Matrescence: A Journey to my Better Self

Matrescence. We have a word for it.

Dr. Alexandra Sacks defines matrescence as “the developmental phase of new motherhood, like adolescence – a transition when hormones surge, bodies morph, and identity and relationships shift.”  

We know and we’ve heard about this fourth trimester, and thanks to social media and our Mama villages, the challenges of this phase are being heard by Mamas who might otherwise be going through this transformation in isolation.

But I also want the beautiful evolutions of our identity as Mamas to enter the conversation.
And we see generalizations of the good side on social media, but let’s get specific and intentional
in sharing the ways that being a Mama has become our superpower!

The other night, I was reading one of my favorite Mama blogs, yourzenmama.com, and Noeline Marasi explained how it can feel like your drowning in a new identity postpartum, “how there is no self-love, because to love someone, you must know them.
And this woman in the mirror is a stranger.”

That line resonated with me so much…and it got me thinking. Let’s be specific, intentional, and concretely manifest into the universe these positive changes our identities have undergone since becoming Mamas. If we can reflect and identify what we love about ourselves in this phase of life and really get to know ourselves, we can, in turn, realize the love we have for ourselves.

Because you are it. You are their sun, their moon, their stars. You are the light that these little shadows chase.


WAYS MOTHERHOOD HAS CHANGED MY IDENTITY FOR THE BETTER

I was immediately brought back to a story I remember another Mama sharing (I think it was Blake Lively).

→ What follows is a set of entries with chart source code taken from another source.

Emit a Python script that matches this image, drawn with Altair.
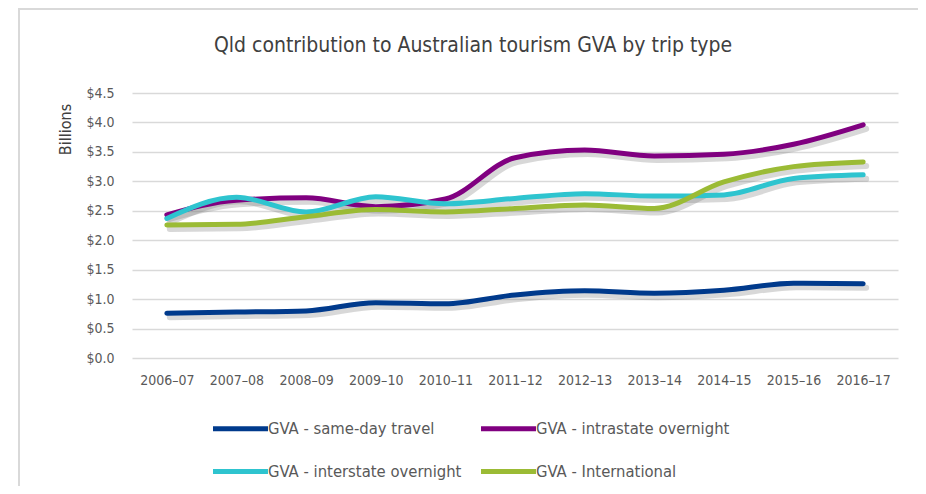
import altair as alt
import pandas as pd

years = ["2006–07", "2007–08", "2008–09", "2009–10", "2010–11", "2011–12",
         "2012–13", "2013–14", "2014–15", "2015–16", "2016–17"]
same_day = [0.76, 0.78, 0.80, 0.94, 0.92, 1.07, 1.14, 1.10, 1.15, 1.27, 1.26]
intrastate = [2.43, 2.68, 2.72, 2.57, 2.70, 3.40, 3.53, 3.43, 3.46, 3.63, 3.96]
interstate = [2.37, 2.73, 2.48, 2.74, 2.62, 2.71, 2.79, 2.75, 2.77, 3.05, 3.11]
international = [2.26, 2.27, 2.40, 2.52, 2.48, 2.54, 2.60, 2.54, 2.99, 3.25, 3.33]

series_names = ["GVA - same-day travel", "GVA - intrastate overnight",
                "GVA - interstate overnight", "GVA - International"]
series_colors = ["#003A8C", "#800080", "#2EC4CF", "#9BBB35"]

rows = []
for name, vals in zip(series_names, [same_day, intrastate, interstate, international]):
    for y, v in zip(years, vals):
        rows.append({"year": y, "series": name, "value": v})
df = pd.DataFrame(rows)

FONT = "'Liberation Sans Narrow', 'Arial Narrow', 'DejaVu Sans Condensed', 'Roboto Condensed', Roboto, sans-serif"

x_enc = alt.X("year:O", sort=years, scale=alt.Scale(type="point", padding=0.5),
              axis=alt.Axis(title=None, labelAngle=0, labelFontSize=14, labelColor="#595959",
                            labelFont=FONT, ticks=False, domain=False, grid=False,
                            labelPadding=15))
y_enc = alt.Y("value:Q", scale=alt.Scale(domain=[0, 4.5]),
              axis=alt.Axis(title="Billions", values=[0, 0.5, 1, 1.5, 2, 2.5, 3, 3.5, 4, 4.5],
                            format="$.1f", labelFontSize=14, labelColor="#595959",
                            labelFont=FONT, ticks=False, domain=False, grid=True,
                            gridColor="#d9d9d9", gridWidth=1.5, labelPadding=18,
                            titleFont=FONT, titleFontSize=16, titleFontWeight="normal",
                            titleColor="#404040", titleAngle=-90, titleX=-67, titleY=36,
                            titleAlign="center", titleBaseline="middle"))

frame = alt.Chart(pd.DataFrame({"a": [0]})).mark_rect(
    fill=None, stroke="#d9d9d9", strokeWidth=2, clip=False
).encode(x=alt.value(-113), x2=alt.value(793), y=alt.value(-84), y2=alt.value(420))

shadow = alt.Chart(df).mark_line(
    interpolate="monotone", strokeWidth=6, color="#7f7f7f", opacity=0.3,
    xOffset=3, yOffset=4, strokeCap="round"
).encode(x=x_enc, y=y_enc, detail="series:N")

lines = alt.Chart(df).mark_line(
    interpolate="monotone", strokeWidth=5, strokeCap="round"
).encode(
    x=x_enc, y=y_enc,
    color=alt.Color("series:N", sort=series_names,
                    scale=alt.Scale(domain=series_names, range=series_colors),
                    legend=alt.Legend(title=None, orient="none", legendX=99, legendY=326,
                                      direction="horizontal",
                                      columns=2, columnPadding=9, rowPadding=22,
                                      symbolType="M-4,0L4,0", symbolSize=189,
                                      symbolStrokeWidth=5, labelFontSize=16.5,
                                      labelFont=FONT, labelColor="#595959",
                                      labelOffset=18, padding=0, labelLimit=400))
)

chart = alt.layer(frame, shadow, lines).properties(
    width=766, height=265,
    title=alt.TitleParams("Qld contribution to Australian tourism GVA by trip type",
                          font=FONT, fontSize=21, fontWeight="normal", color="#404040",
                          anchor="middle", dx=-42, offset=0, dy=48),
    padding={"left": 124, "top": 85, "right": 20, "bottom": 128},
    autosize=alt.AutoSizeParams(type="none")
).configure_view(stroke=None)

chart.save("out.html", embed_options={"renderer": "svg", "actions": False})
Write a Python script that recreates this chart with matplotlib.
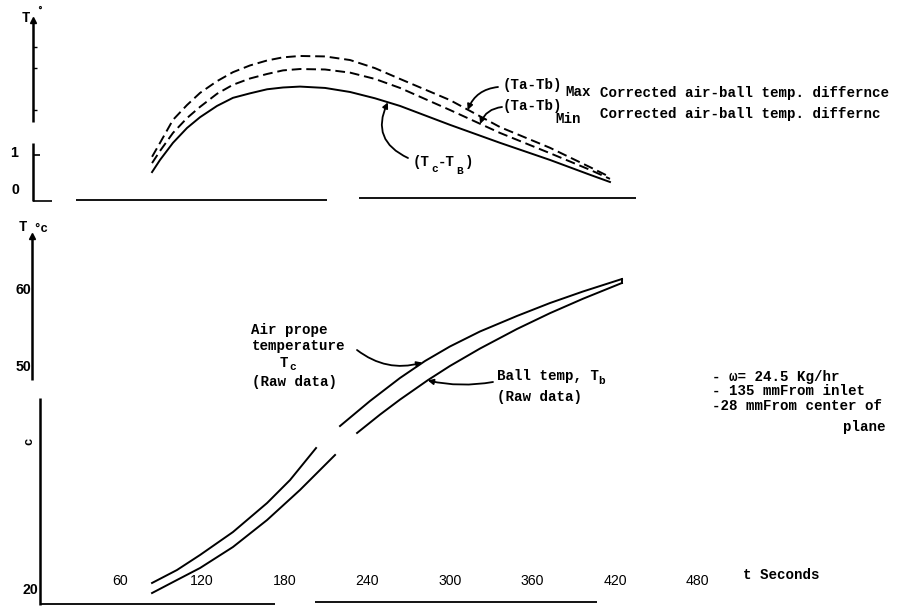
import matplotlib
matplotlib.use("Agg")
import matplotlib.pyplot as plt
from matplotlib.lines import Line2D

# ---------------- data ----------------
# upper panel: corrected / raw air-ball temperature difference (deg C) vs time (s)
time_diff = [83.6, 89.4, 98.8, 109.0, 118.5, 130.8, 142.4, 154.8, 167.2, 178.8,
             191.1, 209.3, 227.5, 245.6, 263.8, 300.1, 336.5, 372.8, 401.9, 416.4]
diff_raw = [0.62, 0.89, 1.27, 1.60, 1.84, 2.09, 2.27, 2.37, 2.46, 2.50,
            2.52, 2.49, 2.40, 2.26, 2.09, 1.67, 1.27, 0.89, 0.56, 0.40]
diff_min = [0.82, 1.09, 1.49, 1.82, 2.07, 2.36, 2.56, 2.70, 2.80, 2.88,
            2.91, 2.90, 2.83, 2.69, 2.49, 2.00, 1.49, 1.04, 0.67, 0.47]
diff_max = [0.96, 1.27, 1.78, 2.11, 2.38, 2.64, 2.84, 2.99, 3.10, 3.17,
            3.20, 3.19, 3.11, 2.93, 2.69, 2.22, 1.62, 1.16, 0.73, 0.51]

# lower panel: raw air-probe and ball temperatures (deg C) vs time (s)
time_air = [83.6, 101.7, 118.5, 142.4, 167.2, 183.9, 202.8,
            220.2, 242.0, 263.8, 282.0, 300.1, 321.9, 348.8, 372.8, 396.8, 425.1]
temp_air = [22.44, 24.10, 26.03, 28.97, 32.69, 35.64, 39.74,
            42.56, 45.77, 48.72, 50.90, 52.76, 54.68, 56.67, 58.33, 59.81, 61.41]
time_ball = [83.6, 101.7, 118.5, 142.4, 167.2, 191.1, 216.6,
             232.6, 249.3, 263.8, 284.2, 300.1, 321.9, 348.8, 372.8, 396.8, 425.1]
temp_ball = [21.15, 22.82, 24.36, 27.05, 30.51, 34.36, 38.85,
             41.67, 44.03, 45.95, 48.46, 50.26, 52.49, 55.00, 57.03, 58.88, 60.90]

time_ticks = [60, 120, 180, 240, 300, 360, 420, 480]

# ---------------- figure ----------------
W, H = 897, 606
fig = plt.figure(figsize=(W / 100, H / 100), dpi=100)
fig.patch.set_facecolor("white")

MONO = "Liberation Mono"
SANS = "Liberation Sans"
FS = 10.2

# both panels share the full canvas, each with its own vertical scale
ax_top = fig.add_axes([0, 0, 1, 1])
ax_bot = fig.add_axes([0, 0, 1, 1])
for a in (ax_top, ax_bot):
    a.set_xlim(-26.9, 625.0)
    a.set_axis_off()
    a.patch.set_alpha(0)
ax_top.set_ylim(-9.022, 4.444)
ax_bot.set_ylim(19.487, 97.18)


def fx(x):
    return x / W


def fy(y):
    return 1 - y / H


def seg(x0, y0, x1, y1, lw=1.5):
    fig.add_artist(Line2D([fx(x0), fx(x1)], [fy(y0), fy(y1)],
                          transform=fig.transFigure, color="black", lw=lw,
                          solid_capstyle="butt"))


def txt(x, y, s, size=FS, family=MONO, weight="bold", ha="left", **kw):
    fig.text(fx(x), fy(y), s, fontsize=size, family=family, weight=weight,
             ha=ha, va="center", color="black", **kw)


def up_arrow(x, y):
    fig.add_artist(Line2D([fx(x)], [fy(y)], transform=fig.transFigure,
                          marker="^", markersize=5, color="black", lw=0))


# ---------- upper panel curves ----------
ax_top.plot(time_diff, diff_raw, color="black", lw=1.4)
ax_top.plot(time_diff, diff_min, color="black", lw=1.4, dashes=(5, 2.5))
ax_top.plot(time_diff, diff_max, color="black", lw=1.4, dashes=(5, 2.5))

# ---------- lower panel curves (each drawn in two pieces) ----------
cut = 7
ax_bot.plot(time_air[:cut], temp_air[:cut], color="black", lw=1.4)
ax_bot.plot(time_air[cut:], temp_air[cut:], color="black", lw=1.4)
ax_bot.plot(time_ball[:cut], temp_ball[:cut], color="black", lw=1.4)
ax_bot.plot(time_ball[cut:], temp_ball[cut:], color="black", lw=1.4)
ax_bot.plot([time_air[-1], time_ball[-1]], [temp_air[-1], temp_ball[-1]],
            color="black", lw=1.4)

# ---------- upper panel frame ----------
seg(33, 20, 33, 122, lw=1.8)
up_arrow(33, 20)
seg(33, 143, 33, 201, lw=1.8)
seg(33, 201, 52, 201, lw=1.2)
seg(33, 155, 40, 155, lw=1.2)
for ty in (47, 68, 110):
    seg(33, ty, 37, ty, lw=1.0)
seg(76, 200, 327, 200, lw=1.3)
seg(359, 198, 636, 198, lw=1.3)
txt(22, 18, "T")
txt(37, 11, "°", size=7, family="DejaVu Sans")
txt(18, 153, "1", family=SANS, ha="right")
txt(19, 190, "0", family=SANS, ha="right")

# ---------- lower panel frame ----------
seg(32, 236, 32, 380, lw=1.8)
up_arrow(32, 236)
seg(40, 398, 40, 605, lw=1.8)
seg(40, 604, 275, 604, lw=1.3)
seg(315, 602, 597, 602, lw=1.3)
txt(19, 227, "T")
txt(33, 229, "°c", size=9)
txt(31, 290, "60", family=SANS, ha="right")
txt(31, 367, "50", family=SANS, ha="right")
txt(38, 590, "20", family=SANS, ha="right")
txt(29, 441, "c", size=9, rotation=90, ha="center")

for t in time_ticks:
    x_pix = ax_bot.transData.transform((t, 30))[0]
    txt(x_pix, 581, str(t), family=SANS, weight="normal", ha="center")
txt(743, 575, "t Seconds")

# ---------- upper panel annotations ----------
txt(503, 85, "(Ta-Tb)")
txt(565, 92, "Max")
txt(600, 93, "Corrected air-ball temp. differnce")
txt(503, 106, "(Ta-Tb)")
txt(555, 119, "Min")
txt(600, 114, "Corrected air-ball temp. differnc")

txt(413, 162, "(T")
txt(431, 169, "c", size=8)
txt(438, 162, "-T")
txt(456, 171, "B", size=8)
txt(465, 162, ")")

arrow_kw = dict(arrowstyle="-|>", color="black", lw=1.3, mutation_scale=8,
                shrinkA=0, shrinkB=0)
ax_top.annotate("", xy=(313, 2.0), xytext=(498, H - 87),
                textcoords="figure pixels",
                arrowprops=dict(connectionstyle="arc3,rad=0.3", **arrow_kw))
ax_top.annotate("", xy=(322, 1.69), xytext=(502, H - 107),
                textcoords="figure pixels",
                arrowprops=dict(connectionstyle="arc3,rad=0.3", **arrow_kw))
ax_top.annotate("", xy=(255, 2.17), xytext=(408, H - 158),
                textcoords="figure pixels",
                arrowprops=dict(connectionstyle="arc3,rad=-0.5", **arrow_kw))

# ---------- lower panel annotations ----------
txt(251, 330, "Air prope")
txt(252, 346, "temperature")
txt(280, 363, "T")
txt(289, 367, "c", size=8)
txt(252, 382, "(Raw data)")
ax_bot.annotate("", xy=(280, 50.7), xytext=(357, H - 350),
                textcoords="figure pixels",
                arrowprops=dict(connectionstyle="arc3,rad=0.25", **arrow_kw))

txt(497, 376, "Ball temp, T")
txt(598, 381, "b", size=8)
txt(497, 397, "(Raw data)")
ax_bot.annotate("", xy=(284, 48.4), xytext=(493, H - 382),
                textcoords="figure pixels",
                arrowprops=dict(connectionstyle="arc3,rad=-0.1", **arrow_kw))

txt(712, 377, "- ω= 24.5 Kg/hr")
txt(712, 391, "- 135 mmFrom inlet")
txt(712, 406, "-28 mmFrom center of")
txt(885, 427, "plane", ha="right")

fig.savefig("out.png", dpi=100, facecolor="white")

But in her video, she explained how before motherhood, if she were walking with her husband on a dark sidewalk, and a scary figure was approaching, she might take a step behind her husband. Now, as a mother, in that same scenario, she would step in front of her child. This story just truly spoke to the evolution of me as Mama. Suddenly, I’m empowered. I’m strong, unafraid, and willing to risk anything for my girls.


Becoming a Mama has also made me more mindful. Motherhood held up a mirror that forced me to reflect on myself in really deep ways. I am consistently practicing routines and hobbies that improve who I am and fill my cup, so that I can give and be my best. And at least for me, this practice of mindfulness has guided me on a path to finding and loving these evolving identities of mine.
So, let’s look inward and cultivate a village of Mamas who are kindred in their superpowers.


WORDS FROM MY MAMA VILLAGE

“’Resilient’ is a word that I wouldn’t have used to describe myself before being a mom. I think it’s given me more sense of purpose and shown me a strength I didn’t know I had.  Like before, I was so afraid of needles and shots, but I loved motherhood so much and wanted to bring another life into this world that I literally did whatever it took.”

“I have a whole new confidence in myself and a comfort in who I am. If you want your kid to be wholeheartedly who they are, encourage their differences. When you think about how you want your kid to be, you think, I need to go through life that same way. 
You don’t need to try and be anyone other than you, and that’s freeing.”

“Being a Mama made me a stronger and more confident woman. I knew at that moment that my baby was handed to me that I would protect him to no end. And if I could withstand childbirth, I could pretty much do anything in this world!”

“Being a mama of teens taught me to let go of always trying to be in control. I had no choice as they began to make their own decisions; I gained this ability to trust.”

“Other kids would call me ‘So and So’s Mom,’ and I just felt this completely selfless and unconditional connection.”

“I feel like part of this Mama club where we all understand and value each other as women. We get each other on an unspoken level, and that sense of community is something I value so much.”

I hope my lovely Mamas can take away some of these positive mindsets today.
And remember that you are the garden in which your babies bloom, xoxo
.

@nurturephotograpy is so talented and also the sweetest.
Wild and Rae is Alba’s whimsical starry dress.
MISA Los Angeles is my floral, black dress.

River’s outfit was all Zara.

Please comment and share some of the ways that becoming a Mama changed you for the better.

3 thoughts on “Matrescence: A Journey to my Better Self

  1. Always look forward to your Monday posts!

    The journey to finding myself in motherhood hasn’t always been an easy one. In the beginning, I struggled with losing what I thought was my identity that I spent so much of my 20’s trying to find.

    What I didn’t realize at the time was that having a daughter of my own would make me the best version of myself I have ever been. Confident, self-aware, and self-loving. All things I struggled with before becoming a mama.

    The best thing about becoming a mama is that it opened my eyes to how we as people are constantly evolving. I am not the same mama today as I was when we had our daughter 3 years ago, or even the same mama I was 6 months ago. There’s this constant desire to better myself to be the best for her.

    1. Hi Ally!
      I’m trying out some Wednesday night posts, but hopefully you’ll still find a time to read.
      I am here for everything you’re saying. It’s such a weird transition to navigate, this “matrescence,” but what’s amazing is that it’s something all of us Mamas share. And I can only imagine it’s never ending…wait until we have teenagers HAHA.